Emit an exact copy of the lines running from the start of the records to the line containing "55, 60, 65, 70, 75, 80, 85, 90]", both included.

********************

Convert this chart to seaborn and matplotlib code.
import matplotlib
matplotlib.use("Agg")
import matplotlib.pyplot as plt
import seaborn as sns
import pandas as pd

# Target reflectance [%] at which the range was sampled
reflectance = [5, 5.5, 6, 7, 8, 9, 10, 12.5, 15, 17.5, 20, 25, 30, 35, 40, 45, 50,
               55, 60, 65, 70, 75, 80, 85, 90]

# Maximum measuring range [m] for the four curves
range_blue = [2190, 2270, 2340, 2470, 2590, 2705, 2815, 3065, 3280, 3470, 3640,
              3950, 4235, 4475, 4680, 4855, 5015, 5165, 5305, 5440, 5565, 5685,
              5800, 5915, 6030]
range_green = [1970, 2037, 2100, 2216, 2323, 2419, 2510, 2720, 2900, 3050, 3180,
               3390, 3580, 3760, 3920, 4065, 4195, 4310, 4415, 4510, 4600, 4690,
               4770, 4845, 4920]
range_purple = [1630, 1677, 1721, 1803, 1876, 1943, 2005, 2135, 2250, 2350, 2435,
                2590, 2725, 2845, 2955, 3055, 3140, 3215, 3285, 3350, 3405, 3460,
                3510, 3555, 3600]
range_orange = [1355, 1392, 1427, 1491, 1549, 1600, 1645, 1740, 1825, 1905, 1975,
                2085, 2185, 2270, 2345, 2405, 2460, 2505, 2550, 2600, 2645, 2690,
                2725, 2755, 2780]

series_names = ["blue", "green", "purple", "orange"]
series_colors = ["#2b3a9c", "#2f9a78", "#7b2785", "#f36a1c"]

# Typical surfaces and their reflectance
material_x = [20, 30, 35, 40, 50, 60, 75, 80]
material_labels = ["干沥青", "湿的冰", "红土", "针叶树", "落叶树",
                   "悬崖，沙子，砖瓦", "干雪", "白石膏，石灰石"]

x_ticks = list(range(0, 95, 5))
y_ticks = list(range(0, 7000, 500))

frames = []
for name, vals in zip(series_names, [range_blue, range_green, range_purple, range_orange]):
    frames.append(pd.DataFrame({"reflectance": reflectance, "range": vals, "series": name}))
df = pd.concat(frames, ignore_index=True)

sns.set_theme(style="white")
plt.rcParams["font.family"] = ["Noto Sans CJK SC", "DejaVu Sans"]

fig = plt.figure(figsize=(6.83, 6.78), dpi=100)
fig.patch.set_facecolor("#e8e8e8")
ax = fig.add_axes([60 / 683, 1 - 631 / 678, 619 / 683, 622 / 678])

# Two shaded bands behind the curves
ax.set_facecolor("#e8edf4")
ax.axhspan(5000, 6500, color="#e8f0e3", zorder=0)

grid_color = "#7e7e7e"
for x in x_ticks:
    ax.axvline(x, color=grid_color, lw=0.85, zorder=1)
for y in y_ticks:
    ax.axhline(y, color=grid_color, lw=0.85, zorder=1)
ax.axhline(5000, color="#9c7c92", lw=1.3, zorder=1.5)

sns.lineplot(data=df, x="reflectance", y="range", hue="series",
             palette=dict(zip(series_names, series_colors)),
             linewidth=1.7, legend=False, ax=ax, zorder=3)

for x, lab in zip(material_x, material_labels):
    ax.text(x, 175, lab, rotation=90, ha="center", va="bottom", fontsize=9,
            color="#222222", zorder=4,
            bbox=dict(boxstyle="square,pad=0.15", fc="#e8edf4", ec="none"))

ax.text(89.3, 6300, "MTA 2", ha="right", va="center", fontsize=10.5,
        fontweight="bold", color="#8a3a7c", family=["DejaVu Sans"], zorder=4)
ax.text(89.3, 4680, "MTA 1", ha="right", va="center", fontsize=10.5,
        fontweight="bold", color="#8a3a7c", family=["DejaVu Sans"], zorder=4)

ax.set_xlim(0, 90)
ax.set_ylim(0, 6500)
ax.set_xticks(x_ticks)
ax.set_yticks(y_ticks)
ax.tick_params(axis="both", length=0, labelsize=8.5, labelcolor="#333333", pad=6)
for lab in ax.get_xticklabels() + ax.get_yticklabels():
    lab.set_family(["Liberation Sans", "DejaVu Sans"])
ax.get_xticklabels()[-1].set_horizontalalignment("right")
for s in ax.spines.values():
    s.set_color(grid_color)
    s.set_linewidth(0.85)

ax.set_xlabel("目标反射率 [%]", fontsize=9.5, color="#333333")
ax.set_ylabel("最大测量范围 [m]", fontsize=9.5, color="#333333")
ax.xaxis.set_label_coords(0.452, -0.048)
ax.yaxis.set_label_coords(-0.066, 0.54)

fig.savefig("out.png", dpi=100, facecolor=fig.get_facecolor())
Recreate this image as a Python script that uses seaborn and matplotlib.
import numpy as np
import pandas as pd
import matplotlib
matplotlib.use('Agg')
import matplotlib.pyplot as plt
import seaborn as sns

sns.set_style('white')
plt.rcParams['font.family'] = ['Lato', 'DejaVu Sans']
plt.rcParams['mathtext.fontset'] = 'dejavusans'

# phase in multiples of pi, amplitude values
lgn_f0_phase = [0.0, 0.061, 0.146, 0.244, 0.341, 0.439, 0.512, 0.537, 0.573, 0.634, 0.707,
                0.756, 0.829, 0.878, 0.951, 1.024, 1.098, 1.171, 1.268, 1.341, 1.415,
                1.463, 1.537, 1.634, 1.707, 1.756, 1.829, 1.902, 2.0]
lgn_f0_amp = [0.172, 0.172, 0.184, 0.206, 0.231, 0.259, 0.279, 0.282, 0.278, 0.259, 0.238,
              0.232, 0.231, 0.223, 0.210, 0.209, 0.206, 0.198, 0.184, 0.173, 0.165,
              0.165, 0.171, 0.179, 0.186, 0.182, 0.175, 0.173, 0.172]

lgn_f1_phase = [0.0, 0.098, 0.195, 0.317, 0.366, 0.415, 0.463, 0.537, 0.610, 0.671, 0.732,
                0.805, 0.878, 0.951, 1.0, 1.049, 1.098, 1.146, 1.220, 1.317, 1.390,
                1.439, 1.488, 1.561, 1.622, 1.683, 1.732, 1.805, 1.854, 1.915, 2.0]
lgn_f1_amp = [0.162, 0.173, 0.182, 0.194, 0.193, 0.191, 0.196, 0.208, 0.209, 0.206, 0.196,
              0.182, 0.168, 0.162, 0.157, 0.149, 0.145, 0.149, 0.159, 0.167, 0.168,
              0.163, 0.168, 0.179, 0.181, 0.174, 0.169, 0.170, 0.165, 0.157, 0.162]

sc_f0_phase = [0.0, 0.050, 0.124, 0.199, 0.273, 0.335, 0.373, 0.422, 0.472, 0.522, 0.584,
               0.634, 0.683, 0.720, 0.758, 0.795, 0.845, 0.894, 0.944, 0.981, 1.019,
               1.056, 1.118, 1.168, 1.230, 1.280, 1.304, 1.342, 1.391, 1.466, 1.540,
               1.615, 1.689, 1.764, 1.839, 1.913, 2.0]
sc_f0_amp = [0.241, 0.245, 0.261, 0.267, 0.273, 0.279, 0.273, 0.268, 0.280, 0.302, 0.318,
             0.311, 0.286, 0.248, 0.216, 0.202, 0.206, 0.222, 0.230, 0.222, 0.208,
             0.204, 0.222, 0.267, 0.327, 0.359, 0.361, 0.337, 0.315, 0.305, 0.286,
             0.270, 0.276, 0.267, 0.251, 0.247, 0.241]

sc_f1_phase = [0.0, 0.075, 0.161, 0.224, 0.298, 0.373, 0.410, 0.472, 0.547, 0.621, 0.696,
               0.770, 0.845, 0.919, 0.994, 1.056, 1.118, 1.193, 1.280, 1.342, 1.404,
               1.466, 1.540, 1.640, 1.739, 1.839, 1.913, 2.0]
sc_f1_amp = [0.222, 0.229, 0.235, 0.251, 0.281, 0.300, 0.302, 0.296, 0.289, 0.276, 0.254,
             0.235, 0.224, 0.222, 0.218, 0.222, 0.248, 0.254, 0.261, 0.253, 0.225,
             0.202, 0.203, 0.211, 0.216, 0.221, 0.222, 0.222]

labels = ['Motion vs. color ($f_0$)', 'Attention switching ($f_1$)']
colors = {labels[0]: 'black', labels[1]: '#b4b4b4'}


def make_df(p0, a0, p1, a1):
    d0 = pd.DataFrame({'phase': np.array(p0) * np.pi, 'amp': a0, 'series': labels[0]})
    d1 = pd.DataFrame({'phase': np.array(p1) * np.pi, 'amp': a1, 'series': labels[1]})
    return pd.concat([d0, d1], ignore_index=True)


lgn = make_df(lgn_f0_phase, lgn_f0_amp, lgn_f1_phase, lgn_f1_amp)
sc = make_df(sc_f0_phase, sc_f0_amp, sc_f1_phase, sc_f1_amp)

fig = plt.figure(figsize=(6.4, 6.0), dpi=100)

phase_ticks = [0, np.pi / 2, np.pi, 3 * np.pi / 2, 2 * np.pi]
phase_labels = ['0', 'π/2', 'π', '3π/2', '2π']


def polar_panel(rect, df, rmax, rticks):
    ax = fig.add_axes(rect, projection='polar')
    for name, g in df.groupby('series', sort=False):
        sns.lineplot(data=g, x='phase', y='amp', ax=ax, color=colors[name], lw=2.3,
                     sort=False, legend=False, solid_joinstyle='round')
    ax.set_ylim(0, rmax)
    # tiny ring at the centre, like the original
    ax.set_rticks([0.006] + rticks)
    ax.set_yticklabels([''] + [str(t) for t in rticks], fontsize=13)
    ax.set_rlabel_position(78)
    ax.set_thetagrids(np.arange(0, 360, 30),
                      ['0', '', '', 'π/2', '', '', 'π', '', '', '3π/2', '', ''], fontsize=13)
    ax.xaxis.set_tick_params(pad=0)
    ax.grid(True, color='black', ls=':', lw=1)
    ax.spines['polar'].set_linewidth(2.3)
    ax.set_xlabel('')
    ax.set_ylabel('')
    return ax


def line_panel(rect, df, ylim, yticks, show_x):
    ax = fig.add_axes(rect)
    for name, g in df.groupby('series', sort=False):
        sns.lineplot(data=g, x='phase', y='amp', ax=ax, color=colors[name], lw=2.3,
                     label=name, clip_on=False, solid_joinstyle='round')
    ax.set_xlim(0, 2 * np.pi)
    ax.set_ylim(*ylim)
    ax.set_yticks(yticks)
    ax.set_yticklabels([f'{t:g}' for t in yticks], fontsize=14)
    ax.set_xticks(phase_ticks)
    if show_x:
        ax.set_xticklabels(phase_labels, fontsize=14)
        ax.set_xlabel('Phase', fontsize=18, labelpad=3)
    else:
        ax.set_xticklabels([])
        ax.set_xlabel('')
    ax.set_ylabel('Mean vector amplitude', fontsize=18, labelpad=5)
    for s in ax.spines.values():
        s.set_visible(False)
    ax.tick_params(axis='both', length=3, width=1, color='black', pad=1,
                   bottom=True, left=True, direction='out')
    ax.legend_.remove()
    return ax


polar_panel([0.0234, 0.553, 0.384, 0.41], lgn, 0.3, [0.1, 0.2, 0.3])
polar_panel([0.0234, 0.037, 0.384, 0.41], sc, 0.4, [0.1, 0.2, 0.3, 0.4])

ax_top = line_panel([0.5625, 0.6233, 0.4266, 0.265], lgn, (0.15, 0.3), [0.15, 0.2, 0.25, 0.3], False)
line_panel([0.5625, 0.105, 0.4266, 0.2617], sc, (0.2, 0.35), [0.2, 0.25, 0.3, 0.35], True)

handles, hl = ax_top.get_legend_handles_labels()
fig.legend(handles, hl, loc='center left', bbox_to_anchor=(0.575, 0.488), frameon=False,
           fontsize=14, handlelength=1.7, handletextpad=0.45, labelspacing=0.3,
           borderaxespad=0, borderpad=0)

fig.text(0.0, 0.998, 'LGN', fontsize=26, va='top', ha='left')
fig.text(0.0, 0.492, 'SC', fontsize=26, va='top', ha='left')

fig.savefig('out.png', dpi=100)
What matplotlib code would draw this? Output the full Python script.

********************

_Problem solution_
Convert this chart to seaborn and matplotlib code.
import matplotlib
matplotlib.use("Agg")
import matplotlib.pyplot as plt
import seaborn as sns
import pandas as pd

# Target reflectance [%] at which the range was sampled
reflectance = [5, 5.5, 6, 7, 8, 9, 10, 12.5, 15, 17.5, 20, 25, 30, 35, 40, 45, 50,
               55, 60, 65, 70, 75, 80, 85, 90]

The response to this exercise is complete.